Heat seems to be the most common denominator. While ambient heat could factor in, the engine is a lot hotter than the air and the fuel tank is right on top of that heat source. I think the small, stock, steel fuel tanks exacerbate the problem, especially with low fuel levels. When I removed the stock tank to replace it with the Safari, I noticed all the insulation on the stock tank and thought that was a good idea. So I insulated my Safari tank.
The advantage for fuel pump life with the Safari (and presumably with the large IMS too) isn't so much the extra capacity, because most of the additional fuel is carried below the pump, but the the secondary pump that lifts the fuel from the tank wings. The secondary pump is always spraying fuel onto the fuel pump (to fill its little draw reservoir). I think this helps to cool the pump. That and I generally keep the tank more than half full...at least the first half of the ride.
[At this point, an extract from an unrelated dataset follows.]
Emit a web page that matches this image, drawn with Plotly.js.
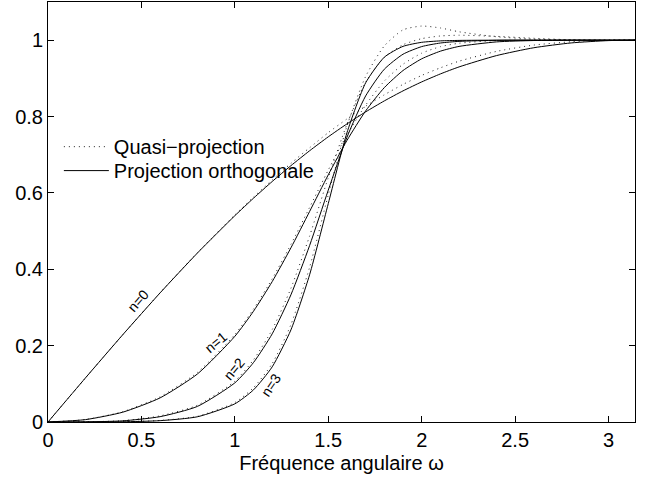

My '08 bike is on the original pump with over 11,000 miles, half of which are off-pavement. I have a brand new fuel pump sitting on the shelf because my bike is in the cursed zone, but I'm not going to pre-emptively replace it. I'll wait till I get stranded in the boonies just to be sure.
Originally Posted by Mikef5000
The only one of those factors that would effect the pump itself is (b). Modifications and riding style make no difference, the pump is either on or off, not variable. Hot climates (or running hot) could be a factor as well.
This is quite common with FI dirt bikes though. A small amount of fuel (which acts as fuel pump coolant), mixed with lots of heat (stuck/slow riding), is going to be bad on a fuel pump, period. Regardless of bike/brand etc.